What you are asked to do
Find the lines holding the string "React" in the data, then copy all of them.

Recorded data
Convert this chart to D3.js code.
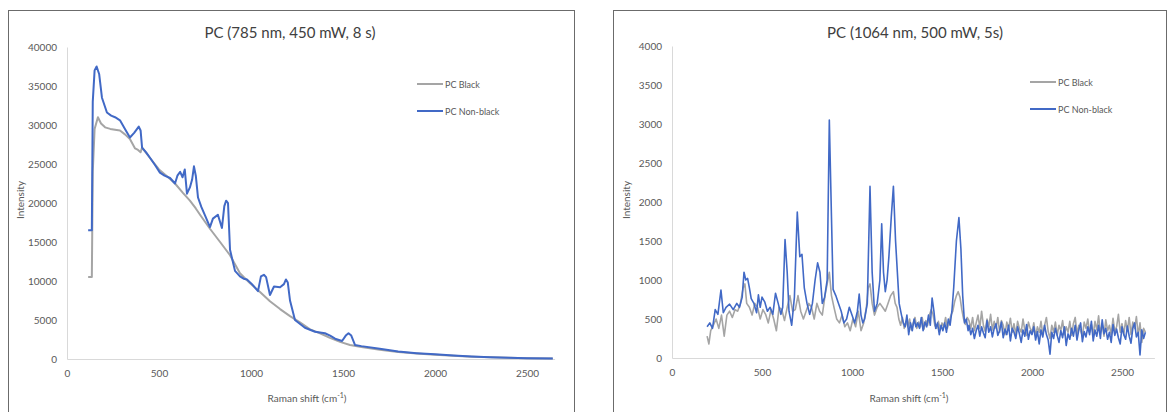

--

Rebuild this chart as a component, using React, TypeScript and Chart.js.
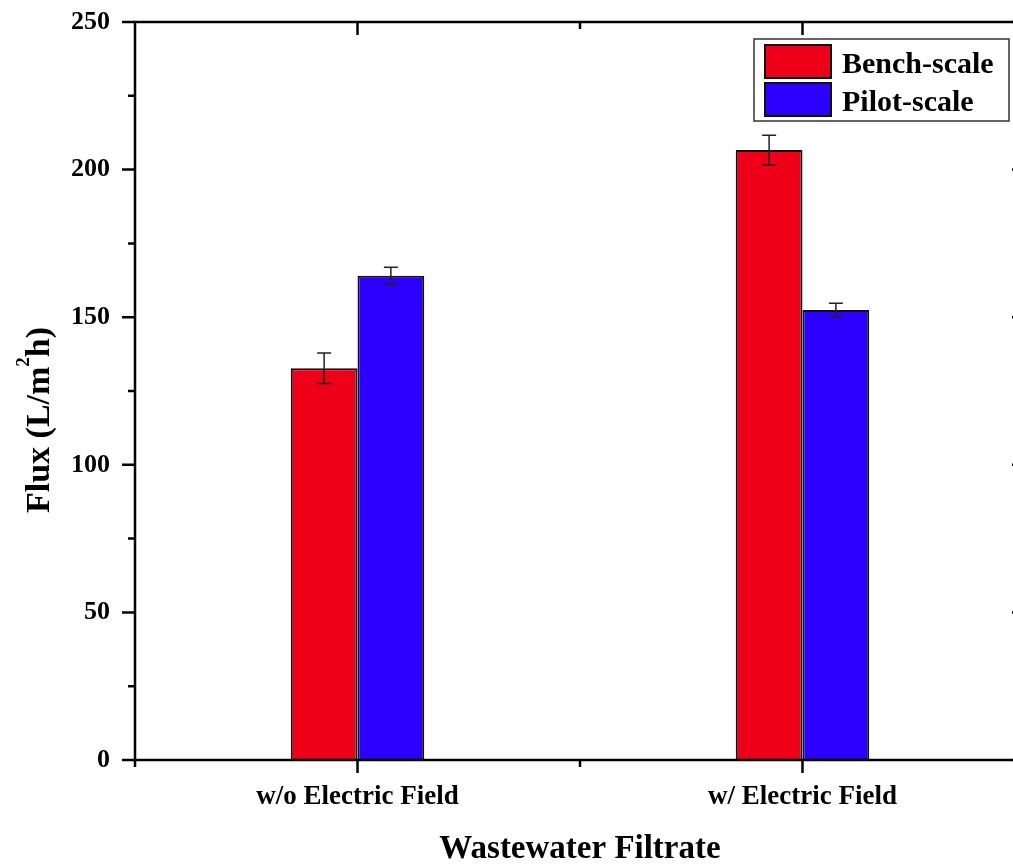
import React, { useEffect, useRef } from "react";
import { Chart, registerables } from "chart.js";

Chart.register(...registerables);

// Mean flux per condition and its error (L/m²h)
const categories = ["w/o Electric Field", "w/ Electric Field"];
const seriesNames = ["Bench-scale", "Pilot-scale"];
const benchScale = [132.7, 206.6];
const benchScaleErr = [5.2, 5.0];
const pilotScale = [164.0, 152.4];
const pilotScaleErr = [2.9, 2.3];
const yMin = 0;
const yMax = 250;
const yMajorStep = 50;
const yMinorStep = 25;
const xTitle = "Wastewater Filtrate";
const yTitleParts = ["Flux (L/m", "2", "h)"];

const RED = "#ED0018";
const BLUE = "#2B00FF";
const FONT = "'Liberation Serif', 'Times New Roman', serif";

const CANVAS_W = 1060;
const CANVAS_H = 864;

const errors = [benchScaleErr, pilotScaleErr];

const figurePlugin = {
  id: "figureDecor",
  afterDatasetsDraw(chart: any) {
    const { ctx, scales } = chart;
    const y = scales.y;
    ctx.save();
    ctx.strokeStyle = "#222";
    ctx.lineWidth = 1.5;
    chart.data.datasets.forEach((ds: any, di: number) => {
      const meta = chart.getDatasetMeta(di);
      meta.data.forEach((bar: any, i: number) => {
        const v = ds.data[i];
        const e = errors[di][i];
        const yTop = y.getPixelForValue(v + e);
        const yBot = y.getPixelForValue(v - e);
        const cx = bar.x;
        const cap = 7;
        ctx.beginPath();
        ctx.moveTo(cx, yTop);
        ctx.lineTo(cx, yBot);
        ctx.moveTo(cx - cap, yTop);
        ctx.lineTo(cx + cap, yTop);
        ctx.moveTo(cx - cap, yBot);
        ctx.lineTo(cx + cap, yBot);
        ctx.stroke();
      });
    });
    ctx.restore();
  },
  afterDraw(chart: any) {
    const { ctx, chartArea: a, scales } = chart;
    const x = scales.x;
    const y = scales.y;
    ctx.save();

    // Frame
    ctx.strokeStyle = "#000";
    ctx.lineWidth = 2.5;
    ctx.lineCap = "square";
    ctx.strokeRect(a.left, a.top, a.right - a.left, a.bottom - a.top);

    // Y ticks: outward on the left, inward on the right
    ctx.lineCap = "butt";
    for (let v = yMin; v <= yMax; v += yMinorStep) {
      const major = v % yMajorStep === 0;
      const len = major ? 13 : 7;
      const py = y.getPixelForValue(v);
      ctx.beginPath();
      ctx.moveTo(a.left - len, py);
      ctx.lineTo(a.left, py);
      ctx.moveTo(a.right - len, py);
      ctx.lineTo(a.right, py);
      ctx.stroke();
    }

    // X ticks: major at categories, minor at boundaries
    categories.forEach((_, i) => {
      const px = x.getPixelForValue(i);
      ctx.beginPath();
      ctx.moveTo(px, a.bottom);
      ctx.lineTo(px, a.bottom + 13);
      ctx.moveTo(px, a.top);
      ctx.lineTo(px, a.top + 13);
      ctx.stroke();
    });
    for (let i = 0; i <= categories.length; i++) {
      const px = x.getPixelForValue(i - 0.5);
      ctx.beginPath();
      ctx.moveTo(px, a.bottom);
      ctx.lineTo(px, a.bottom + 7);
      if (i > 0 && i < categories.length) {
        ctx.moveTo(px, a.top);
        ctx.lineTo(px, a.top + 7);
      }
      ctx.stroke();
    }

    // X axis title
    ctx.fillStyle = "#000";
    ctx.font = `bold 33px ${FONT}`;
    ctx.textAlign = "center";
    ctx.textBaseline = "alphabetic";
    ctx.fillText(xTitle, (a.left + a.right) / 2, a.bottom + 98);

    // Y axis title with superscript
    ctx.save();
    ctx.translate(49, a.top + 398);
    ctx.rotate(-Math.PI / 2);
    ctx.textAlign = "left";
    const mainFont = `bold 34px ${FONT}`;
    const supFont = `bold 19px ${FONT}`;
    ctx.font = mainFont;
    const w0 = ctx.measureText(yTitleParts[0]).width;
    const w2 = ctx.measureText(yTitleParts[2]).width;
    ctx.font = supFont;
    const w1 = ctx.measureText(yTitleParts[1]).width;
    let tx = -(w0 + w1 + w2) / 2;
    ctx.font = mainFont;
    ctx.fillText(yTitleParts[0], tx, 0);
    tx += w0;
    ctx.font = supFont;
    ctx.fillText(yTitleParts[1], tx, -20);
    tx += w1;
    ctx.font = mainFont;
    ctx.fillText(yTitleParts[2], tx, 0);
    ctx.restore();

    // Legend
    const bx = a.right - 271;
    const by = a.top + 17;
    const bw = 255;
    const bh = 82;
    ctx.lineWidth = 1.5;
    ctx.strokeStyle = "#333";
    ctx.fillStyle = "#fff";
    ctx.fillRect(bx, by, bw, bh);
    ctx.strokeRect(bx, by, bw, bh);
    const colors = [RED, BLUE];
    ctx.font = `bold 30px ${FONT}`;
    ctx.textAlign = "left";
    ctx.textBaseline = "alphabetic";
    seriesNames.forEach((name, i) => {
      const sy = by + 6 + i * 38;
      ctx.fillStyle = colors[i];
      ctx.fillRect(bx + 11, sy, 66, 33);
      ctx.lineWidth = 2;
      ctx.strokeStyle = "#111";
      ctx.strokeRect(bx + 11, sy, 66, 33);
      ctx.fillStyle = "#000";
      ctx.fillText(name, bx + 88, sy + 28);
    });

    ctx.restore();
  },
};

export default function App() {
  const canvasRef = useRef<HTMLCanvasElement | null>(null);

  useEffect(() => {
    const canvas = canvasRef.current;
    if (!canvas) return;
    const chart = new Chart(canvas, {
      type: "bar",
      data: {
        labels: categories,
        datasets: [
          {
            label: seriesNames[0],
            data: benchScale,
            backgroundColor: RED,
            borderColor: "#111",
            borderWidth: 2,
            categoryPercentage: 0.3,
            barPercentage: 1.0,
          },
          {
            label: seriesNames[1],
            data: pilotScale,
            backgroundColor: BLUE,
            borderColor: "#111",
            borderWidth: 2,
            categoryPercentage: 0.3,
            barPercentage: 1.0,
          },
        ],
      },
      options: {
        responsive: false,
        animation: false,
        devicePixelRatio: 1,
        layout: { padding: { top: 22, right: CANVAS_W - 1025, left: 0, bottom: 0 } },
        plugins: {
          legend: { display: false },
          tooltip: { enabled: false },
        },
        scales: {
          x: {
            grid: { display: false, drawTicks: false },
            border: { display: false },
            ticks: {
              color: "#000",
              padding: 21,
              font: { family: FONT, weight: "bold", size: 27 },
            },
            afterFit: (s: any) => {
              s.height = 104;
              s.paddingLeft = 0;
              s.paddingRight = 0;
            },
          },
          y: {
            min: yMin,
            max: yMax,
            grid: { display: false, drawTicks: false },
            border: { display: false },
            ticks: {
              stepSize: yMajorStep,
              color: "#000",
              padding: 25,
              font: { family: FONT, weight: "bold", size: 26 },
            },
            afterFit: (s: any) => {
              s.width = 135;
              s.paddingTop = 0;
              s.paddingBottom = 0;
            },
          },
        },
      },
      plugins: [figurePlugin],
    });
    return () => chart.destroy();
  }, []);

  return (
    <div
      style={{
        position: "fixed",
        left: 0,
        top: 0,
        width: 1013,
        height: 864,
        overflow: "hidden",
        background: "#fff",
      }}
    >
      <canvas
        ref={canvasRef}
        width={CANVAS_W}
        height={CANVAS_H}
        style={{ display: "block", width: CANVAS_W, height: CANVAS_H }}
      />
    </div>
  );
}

==

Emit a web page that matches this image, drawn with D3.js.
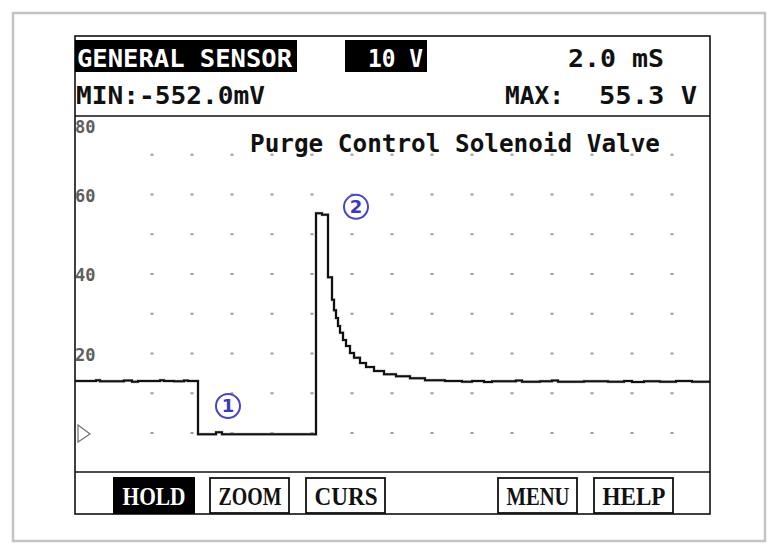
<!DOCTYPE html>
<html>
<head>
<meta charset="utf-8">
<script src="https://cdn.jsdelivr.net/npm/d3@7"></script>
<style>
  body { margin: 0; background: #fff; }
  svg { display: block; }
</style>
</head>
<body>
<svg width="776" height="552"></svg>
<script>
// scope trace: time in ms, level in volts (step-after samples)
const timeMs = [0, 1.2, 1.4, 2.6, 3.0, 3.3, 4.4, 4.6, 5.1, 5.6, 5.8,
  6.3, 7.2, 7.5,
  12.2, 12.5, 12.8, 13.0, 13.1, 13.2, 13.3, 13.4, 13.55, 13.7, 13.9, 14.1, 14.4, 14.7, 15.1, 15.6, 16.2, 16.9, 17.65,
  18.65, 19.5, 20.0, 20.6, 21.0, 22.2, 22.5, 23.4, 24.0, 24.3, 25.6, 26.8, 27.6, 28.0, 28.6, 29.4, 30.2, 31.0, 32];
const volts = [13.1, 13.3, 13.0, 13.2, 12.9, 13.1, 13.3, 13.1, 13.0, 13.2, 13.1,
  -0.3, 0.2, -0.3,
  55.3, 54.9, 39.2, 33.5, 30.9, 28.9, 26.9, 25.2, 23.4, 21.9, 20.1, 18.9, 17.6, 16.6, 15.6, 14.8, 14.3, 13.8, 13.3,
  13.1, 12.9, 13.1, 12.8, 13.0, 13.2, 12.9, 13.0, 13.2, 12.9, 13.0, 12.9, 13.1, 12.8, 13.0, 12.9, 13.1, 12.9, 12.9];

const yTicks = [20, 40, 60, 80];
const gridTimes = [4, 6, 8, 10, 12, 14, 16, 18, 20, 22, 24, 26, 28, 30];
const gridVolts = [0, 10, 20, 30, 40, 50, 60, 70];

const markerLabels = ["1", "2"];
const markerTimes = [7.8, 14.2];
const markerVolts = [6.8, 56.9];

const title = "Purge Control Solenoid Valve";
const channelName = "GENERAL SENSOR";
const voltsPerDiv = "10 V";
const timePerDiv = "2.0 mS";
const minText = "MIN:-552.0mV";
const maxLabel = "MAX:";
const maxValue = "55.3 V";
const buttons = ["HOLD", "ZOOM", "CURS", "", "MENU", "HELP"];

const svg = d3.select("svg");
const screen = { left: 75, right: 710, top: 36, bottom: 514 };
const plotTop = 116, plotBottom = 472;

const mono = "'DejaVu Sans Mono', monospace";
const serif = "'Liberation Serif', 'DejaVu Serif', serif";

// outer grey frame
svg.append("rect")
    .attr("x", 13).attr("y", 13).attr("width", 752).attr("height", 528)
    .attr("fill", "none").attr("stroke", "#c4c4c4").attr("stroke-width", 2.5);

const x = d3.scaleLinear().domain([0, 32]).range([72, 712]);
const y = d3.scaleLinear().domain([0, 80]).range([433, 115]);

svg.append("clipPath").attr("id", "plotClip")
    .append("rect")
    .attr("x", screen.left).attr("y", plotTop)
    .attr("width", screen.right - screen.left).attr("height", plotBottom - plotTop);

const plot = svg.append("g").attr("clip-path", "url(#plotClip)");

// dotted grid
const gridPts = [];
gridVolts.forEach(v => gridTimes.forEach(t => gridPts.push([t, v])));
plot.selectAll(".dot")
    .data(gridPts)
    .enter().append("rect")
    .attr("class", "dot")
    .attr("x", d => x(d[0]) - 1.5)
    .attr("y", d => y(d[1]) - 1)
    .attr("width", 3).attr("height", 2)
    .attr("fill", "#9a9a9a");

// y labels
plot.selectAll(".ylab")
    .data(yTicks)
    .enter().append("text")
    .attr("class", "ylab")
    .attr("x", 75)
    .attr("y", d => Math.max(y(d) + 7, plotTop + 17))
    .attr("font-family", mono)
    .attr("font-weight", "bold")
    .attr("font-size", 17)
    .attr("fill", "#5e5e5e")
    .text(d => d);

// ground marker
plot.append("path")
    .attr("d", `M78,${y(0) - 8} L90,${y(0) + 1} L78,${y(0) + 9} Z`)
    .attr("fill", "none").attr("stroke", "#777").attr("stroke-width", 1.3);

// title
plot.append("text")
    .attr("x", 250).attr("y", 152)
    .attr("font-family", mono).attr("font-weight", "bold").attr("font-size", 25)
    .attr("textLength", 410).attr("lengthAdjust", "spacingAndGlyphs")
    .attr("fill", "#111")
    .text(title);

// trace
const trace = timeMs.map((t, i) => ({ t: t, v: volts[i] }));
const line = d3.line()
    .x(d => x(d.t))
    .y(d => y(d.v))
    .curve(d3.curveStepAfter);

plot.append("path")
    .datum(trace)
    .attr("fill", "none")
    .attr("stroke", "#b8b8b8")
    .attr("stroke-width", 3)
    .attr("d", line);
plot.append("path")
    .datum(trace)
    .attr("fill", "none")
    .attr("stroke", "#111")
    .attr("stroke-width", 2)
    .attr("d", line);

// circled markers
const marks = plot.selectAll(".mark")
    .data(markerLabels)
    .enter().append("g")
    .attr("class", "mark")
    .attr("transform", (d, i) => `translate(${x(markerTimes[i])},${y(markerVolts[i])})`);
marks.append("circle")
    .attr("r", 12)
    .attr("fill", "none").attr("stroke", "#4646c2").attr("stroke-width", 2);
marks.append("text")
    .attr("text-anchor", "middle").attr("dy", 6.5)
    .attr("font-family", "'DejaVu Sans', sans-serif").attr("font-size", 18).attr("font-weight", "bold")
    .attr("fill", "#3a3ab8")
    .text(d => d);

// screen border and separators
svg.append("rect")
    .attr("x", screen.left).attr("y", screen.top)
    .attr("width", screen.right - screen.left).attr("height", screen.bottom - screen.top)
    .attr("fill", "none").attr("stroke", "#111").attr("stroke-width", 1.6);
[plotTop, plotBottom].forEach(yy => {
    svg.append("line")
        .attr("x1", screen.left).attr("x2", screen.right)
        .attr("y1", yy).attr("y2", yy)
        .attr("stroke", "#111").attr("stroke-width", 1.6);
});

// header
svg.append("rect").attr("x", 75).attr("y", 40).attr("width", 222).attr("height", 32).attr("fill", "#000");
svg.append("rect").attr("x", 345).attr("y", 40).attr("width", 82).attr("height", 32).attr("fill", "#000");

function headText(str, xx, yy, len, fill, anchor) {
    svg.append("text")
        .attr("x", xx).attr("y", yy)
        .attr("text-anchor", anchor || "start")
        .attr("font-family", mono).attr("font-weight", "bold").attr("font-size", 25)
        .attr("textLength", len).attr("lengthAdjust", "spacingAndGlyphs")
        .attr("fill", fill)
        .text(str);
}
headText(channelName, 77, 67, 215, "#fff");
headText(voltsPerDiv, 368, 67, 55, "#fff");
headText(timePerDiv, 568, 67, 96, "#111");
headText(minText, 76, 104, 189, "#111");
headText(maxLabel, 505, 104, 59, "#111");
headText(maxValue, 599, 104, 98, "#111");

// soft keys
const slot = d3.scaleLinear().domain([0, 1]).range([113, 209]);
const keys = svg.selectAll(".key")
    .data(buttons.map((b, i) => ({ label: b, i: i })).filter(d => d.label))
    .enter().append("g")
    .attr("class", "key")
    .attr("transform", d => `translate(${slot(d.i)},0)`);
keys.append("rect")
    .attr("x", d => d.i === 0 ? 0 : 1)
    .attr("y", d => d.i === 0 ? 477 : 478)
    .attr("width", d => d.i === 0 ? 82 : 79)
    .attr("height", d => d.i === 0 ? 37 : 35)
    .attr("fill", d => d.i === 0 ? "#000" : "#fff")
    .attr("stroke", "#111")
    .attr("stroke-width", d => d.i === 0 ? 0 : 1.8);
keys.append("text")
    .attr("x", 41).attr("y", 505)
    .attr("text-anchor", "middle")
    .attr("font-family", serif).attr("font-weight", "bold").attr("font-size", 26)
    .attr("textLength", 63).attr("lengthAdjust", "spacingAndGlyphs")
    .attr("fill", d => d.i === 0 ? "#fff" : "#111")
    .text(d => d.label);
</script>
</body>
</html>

Worked answer
Rebuild this chart as a component, using React, TypeScript and Chart.js.
import React, { useEffect, useRef } from "react";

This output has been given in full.